Information shown:
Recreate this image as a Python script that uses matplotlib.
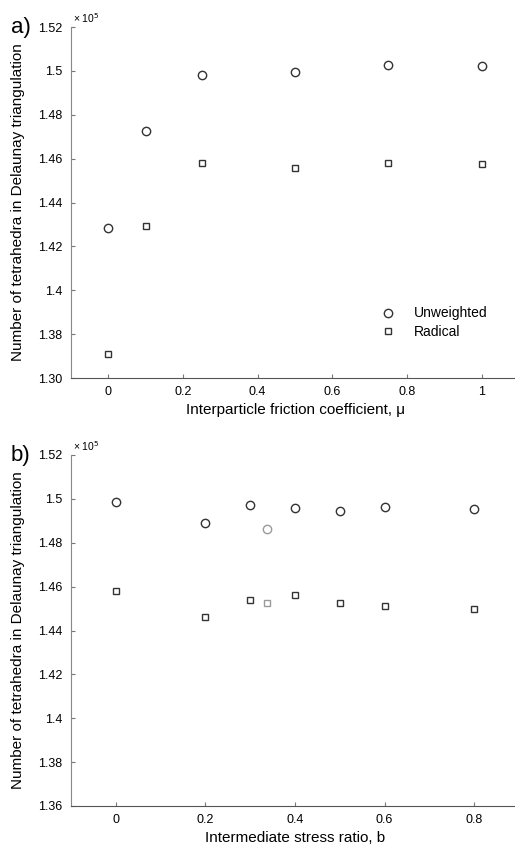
import numpy as np
import matplotlib
matplotlib.use("Agg")
import matplotlib.pyplot as plt

plt.rcParams.update({
    "font.family": ["Liberation Sans", "DejaVu Sans"],
    "font.size": 10,
})

# --- (a) friction coefficient ---
mu = [0, 0.1, 0.25, 0.5, 0.75, 1.0]
unw_mu = [1.4285, 1.4727, 1.4983, 1.4995, 1.5026, 1.5021]
rad_mu = [1.3708, 1.4291, 1.4579, 1.4556, 1.4579, 1.4576]

# --- (b) intermediate stress ratio ---
b_vals = [0, 0.2, 0.3, 0.4, 0.5, 0.6, 0.8]
unw_b = [1.4985, 1.4891, 1.4974, 1.4960, 1.4947, 1.4964, 1.4956]
rad_b = [1.4582, 1.4460, 1.4538, 1.4562, 1.4527, 1.4511, 1.4500]
# extra point drawn in grey
b_grey = [0.337]
unw_grey = [1.4862]
rad_grey = [1.4526]

yticks = [1.36, 1.38, 1.40, 1.42, 1.44, 1.46, 1.48, 1.50, 1.52]
ylabels_a = ["1.30", "1.38", "1.4", "1.42", "1.44", "1.46", "1.48", "1.5", "1.52"]
ylabels_b = ["1.36", "1.38", "1.4", "1.42", "1.44", "1.46", "1.48", "1.5", "1.52"]

dark = "#333333"
grey = "#9a9a9a"
ylab = "Number of tetrahedra in Delaunay triangulation"

fig = plt.figure(figsize=(5.15, 8.47), dpi=100)
ax1 = fig.add_axes([71 / 515, 1 - 378 / 847, 448 / 515, 351 / 847])
ax2 = fig.add_axes([71 / 515, 1 - 806 / 847, 448 / 515, 351 / 847])


def style(ax):
    for s in ["top", "right"]:
        ax.spines[s].set_visible(False)
    ax.spines["left"].set_color("#888888")
    ax.spines["bottom"].set_color("#555555")
    ax.tick_params(direction="in", length=3, width=0.8, color="#777777",
                   labelsize=9, pad=6)
    ax.set_ylim(1.36, 1.52)
    ax.set_yticks(yticks)


# panel a
ax1.plot(mu, unw_mu, "o", mfc="white", mec=dark, ms=6, mew=1, label="Unweighted")
ax1.plot(mu, rad_mu, "s", mfc="white", mec=dark, ms=4.5, mew=1, label="Radical")
style(ax1)
ax1.set_xlim(-0.1, 1.1)
ax1.set_xticks([0, 0.2, 0.4, 0.6, 0.8, 1])
ax1.set_xticklabels(["0", "0.2", "0.4", "0.6", "0.8", "1"])
ax1.set_yticklabels(ylabels_a)
ax1.set_xlabel("Interparticle friction coefficient, μ", fontsize=11, labelpad=3)
ax1.set_ylabel(ylab, fontsize=11)
ax1.legend(loc="center left", bbox_to_anchor=(0.66, 0.157), frameon=False,
           handlelength=1.2, handletextpad=1.3, labelspacing=0.35, fontsize=10)

# panel b
ax2.plot(b_vals, unw_b, "o", mfc="white", mec=dark, ms=6, mew=1)
ax2.plot(b_vals, rad_b, "s", mfc="white", mec=dark, ms=4.5, mew=1)
ax2.plot(b_grey, unw_grey, "o", mfc="white", mec=grey, ms=6, mew=1)
ax2.plot(b_grey, rad_grey, "s", mfc="white", mec=grey, ms=4.5, mew=1)
style(ax2)
ax2.set_xlim(-0.1, 0.9)
ax2.set_xticks([0, 0.2, 0.4, 0.6, 0.8])
ax2.set_xticklabels(["0", "0.2", "0.4", "0.6", "0.8"])
ax2.set_yticklabels(ylabels_b)
ax2.set_xlabel("Intermediate stress ratio, b", fontsize=11, labelpad=3)
ax2.set_ylabel(ylab, fontsize=11)

# panel letters and exponent marks
for ax, letter in [(ax1, "a)"), (ax2, "b)")]:
    ax.yaxis.set_label_coords(-0.102, 0.5)
    ax.text(-0.09, 1.0, letter, transform=ax.transAxes, fontsize=16,
            ha="right", va="center")
    ax.text(0.005, 1.025, r"× 10$^5$", transform=ax.transAxes, fontsize=7.5,
            ha="left", va="center")

fig.savefig("out.png", dpi=100)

Objective:
Copy nothing but the lines from the top of the data down to the line containing "ax2 = fig.add_axes([71", and leave the pictures out.

Complete response:
Recreate this image as a Python script that uses matplotlib.
import numpy as np
import matplotlib
matplotlib.use("Agg")
import matplotlib.pyplot as plt

plt.rcParams.update({
    "font.family": ["Liberation Sans", "DejaVu Sans"],
    "font.size": 10,
})

# --- (a) friction coefficient ---
mu = [0, 0.1, 0.25, 0.5, 0.75, 1.0]
unw_mu = [1.4285, 1.4727, 1.4983, 1.4995, 1.5026, 1.5021]
rad_mu = [1.3708, 1.4291, 1.4579, 1.4556, 1.4579, 1.4576]

# --- (b) intermediate stress ratio ---
b_vals = [0, 0.2, 0.3, 0.4, 0.5, 0.6, 0.8]
unw_b = [1.4985, 1.4891, 1.4974, 1.4960, 1.4947, 1.4964, 1.4956]
rad_b = [1.4582, 1.4460, 1.4538, 1.4562, 1.4527, 1.4511, 1.4500]
# extra point drawn in grey
b_grey = [0.337]
unw_grey = [1.4862]
rad_grey = [1.4526]

yticks = [1.36, 1.38, 1.40, 1.42, 1.44, 1.46, 1.48, 1.50, 1.52]
ylabels_a = ["1.30", "1.38", "1.4", "1.42", "1.44", "1.46", "1.48", "1.5", "1.52"]
ylabels_b = ["1.36", "1.38", "1.4", "1.42", "1.44", "1.46", "1.48", "1.5", "1.52"]

dark = "#333333"
grey = "#9a9a9a"
ylab = "Number of tetrahedra in Delaunay triangulation"

fig = plt.figure(figsize=(5.15, 8.47), dpi=100)
ax1 = fig.add_axes([71 / 515, 1 - 378 / 847, 448 / 515, 351 / 847])
ax2 = fig.add_axes([71 / 515, 1 - 806 / 847, 448 / 515, 351 / 847])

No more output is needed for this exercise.